**Task details**
Return the lines below exactly, from the first line to the line that contains "(0,0) rectangle (784pt,448pt);". Leave out pictures.

_____

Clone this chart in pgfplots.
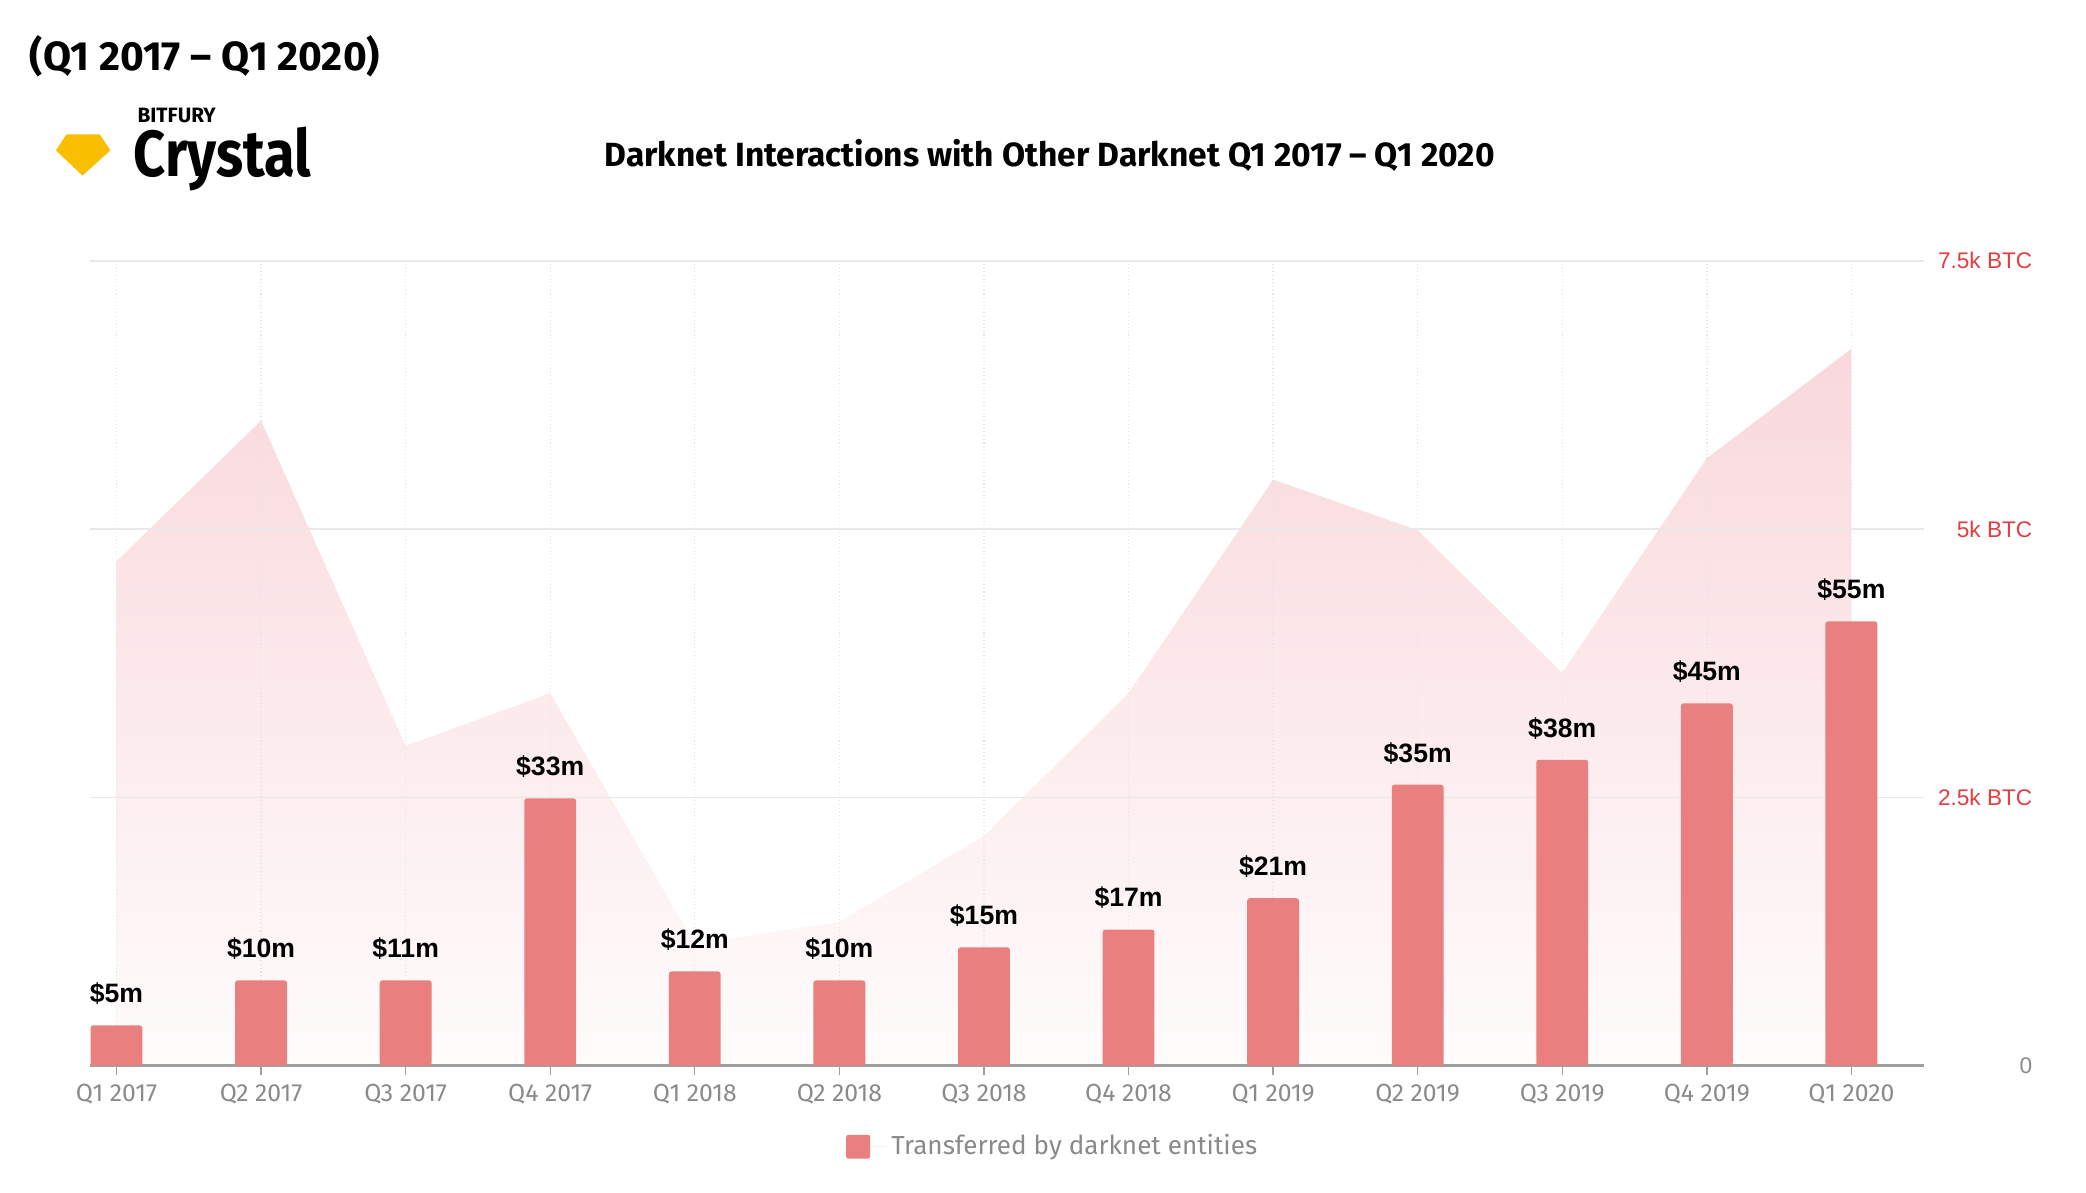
\documentclass[border=0pt]{standalone}
\usepackage{fontspec}
\setmainfont{Fira Sans}
\newfontfamily\condfont{Fira Sans}[FakeStretch=0.86]
\newfontfamily\arialfont{Liberation Sans}
\usepackage{pgfplots}
\pgfplotsset{compat=1.18}
\definecolor{barcol}{RGB}{233,127,127}
\definecolor{areatop}{RGB}{249,216,220}
\definecolor{areabot}{RGB}{255,252,252}
\definecolor{btcred}{RGB}{226,61,64}
\definecolor{tickgray}{RGB}{138,138,138}
\definecolor{gemcol}{RGB}{249,190,0}

\begin{document}
\begin{tikzpicture}
\path[use as bounding box] (0,0) rectangle (784pt,448pt);

% titles and logo
\node[anchor=west, inner sep=0pt, font=\bfseries\fontsize{15.3}{17}\selectfont] at (11pt,427pt) {(Q1 2017 – Q1 2020)};
\fill[gemcol] (25pt,397.5pt) -- (37.5pt,397.5pt) -- (41.5pt,391.5pt) -- (31pt,382pt) -- (21pt,391.5pt) -- cycle;
\node[anchor=west, inner sep=0pt, font=\bfseries\fontsize{7.8}{9}\selectfont] at (51.5pt,404.5pt) {BITFURY};
\node[anchor=base west, inner sep=0pt, font=\condfont\bfseries\fontsize{24.5}{27}\selectfont] at (50pt,381.5pt) {Crystal};
\node[inner sep=0pt, font=\bfseries\fontsize{12.6}{14}\selectfont] at (394.5pt,389.5pt) {Darknet Interactions with Other Darknet Q1 2017 – Q1 2020};

% BTC area, grid and right-hand labels
\begin{axis}[
    at={(34pt,47.5pt)}, anchor=south west,
    scale only axis, width=689pt, height=302.5pt,
    xmin=-0.18, xmax=12.5, ymin=0, ymax=7.5,
    axis on top,
    axis line style={draw=none}, tick style={draw=none},
    xtick={0,...,12}, xticklabels={},
    ytick={0,2.5,5,7.5},
    yticklabels={\textcolor{tickgray}{0},2.5k BTC,5k BTC,7.5k BTC},
    yticklabel pos=right,
    yticklabel style={font=\arialfont\fontsize{8.5}{10}\selectfont, text=btcred, anchor=east, xshift=41pt, inner sep=0pt},
    xmajorgrids, ymajorgrids,
    x grid style={gray!20, densely dotted, line width=0.5pt},
    y grid style={gray!18, line width=0.6pt},
  ]
  \addplot[draw=none, top color=areatop, bottom color=areabot] coordinates {
    (0,4.70) (1,6.01) (2,2.98) (3,3.47) (4,1.13) (5,1.34) (6,2.14)
    (7,3.47) (8,5.46) (9,4.99) (10,3.66) (11,5.66) (12,6.68)} \closedcycle;
\end{axis}

% bars in $m
\begin{axis}[
    at={(34pt,47.5pt)}, anchor=south west,
    scale only axis, width=689pt, height=302.5pt,
    xmin=-0.18, xmax=12.5, ymin=0, ymax=100,
    axis x line*=bottom, axis y line=none,
    x axis line style={draw=gray!75, line width=1pt},
    ytick=\empty,
    xtick={0,...,12},
    xticklabels={Q1 2017,Q2 2017,Q3 2017,Q4 2017,Q1 2018,Q2 2018,Q3 2018,Q4 2018,Q1 2019,Q2 2019,Q3 2019,Q4 2019,Q1 2020},
    xticklabel style={font=\fontsize{9.3}{10}\selectfont, text=tickgray},
    tick align=outside, major tick length=3.5pt,
    xtick style={draw=gray!75, line width=0.5pt},
    clip=false,
    legend style={at={(0.5258,-0.1008)}, anchor=center, draw=none, fill=none,
      font=\fontsize{9.8}{12}\selectfont, text=tickgray},
  ]
  \addplot[ybar, bar width=19.5pt, fill=barcol, draw=none, rounded corners=1pt,
    nodes near coords, point meta=explicit symbolic,
    every node near coord/.append style={font=\arialfont\bfseries\fontsize{10}{12}\selectfont, text=black, anchor=base, yshift=8.5pt, inner sep=0pt},
    legend image code/.code={\fill[barcol, rounded corners=0.8pt] (0pt,-4.5pt) rectangle (9pt,4.5pt); \path (0pt,0pt) -- (15pt,0pt);}
  ] coordinates {
    (0,5.0)[\$5m] (1,10.6)[\$10m] (2,10.6)[\$11m] (3,33.2)[\$33m]
    (4,11.7)[\$12m] (5,10.6)[\$10m] (6,14.7)[\$15m] (7,16.9)[\$17m]
    (8,20.8)[\$21m] (9,34.9)[\$35m] (10,38.0)[\$38m] (11,45.0)[\$45m]
    (12,55.2)[\$55m]};
  \addlegendentry{Transferred by darknet entities}
\end{axis}
\end{tikzpicture}
\end{document}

_____

**Output for this exercise**
Clone this chart in pgfplots.
\documentclass[border=0pt]{standalone}
\usepackage{fontspec}
\setmainfont{Fira Sans}
\newfontfamily\condfont{Fira Sans}[FakeStretch=0.86]
\newfontfamily\arialfont{Liberation Sans}
\usepackage{pgfplots}
\pgfplotsset{compat=1.18}
\definecolor{barcol}{RGB}{233,127,127}
\definecolor{areatop}{RGB}{249,216,220}
\definecolor{areabot}{RGB}{255,252,252}
\definecolor{btcred}{RGB}{226,61,64}
\definecolor{tickgray}{RGB}{138,138,138}
\definecolor{gemcol}{RGB}{249,190,0}

\begin{document}
\begin{tikzpicture}
\path[use as bounding box] (0,0) rectangle (784pt,448pt);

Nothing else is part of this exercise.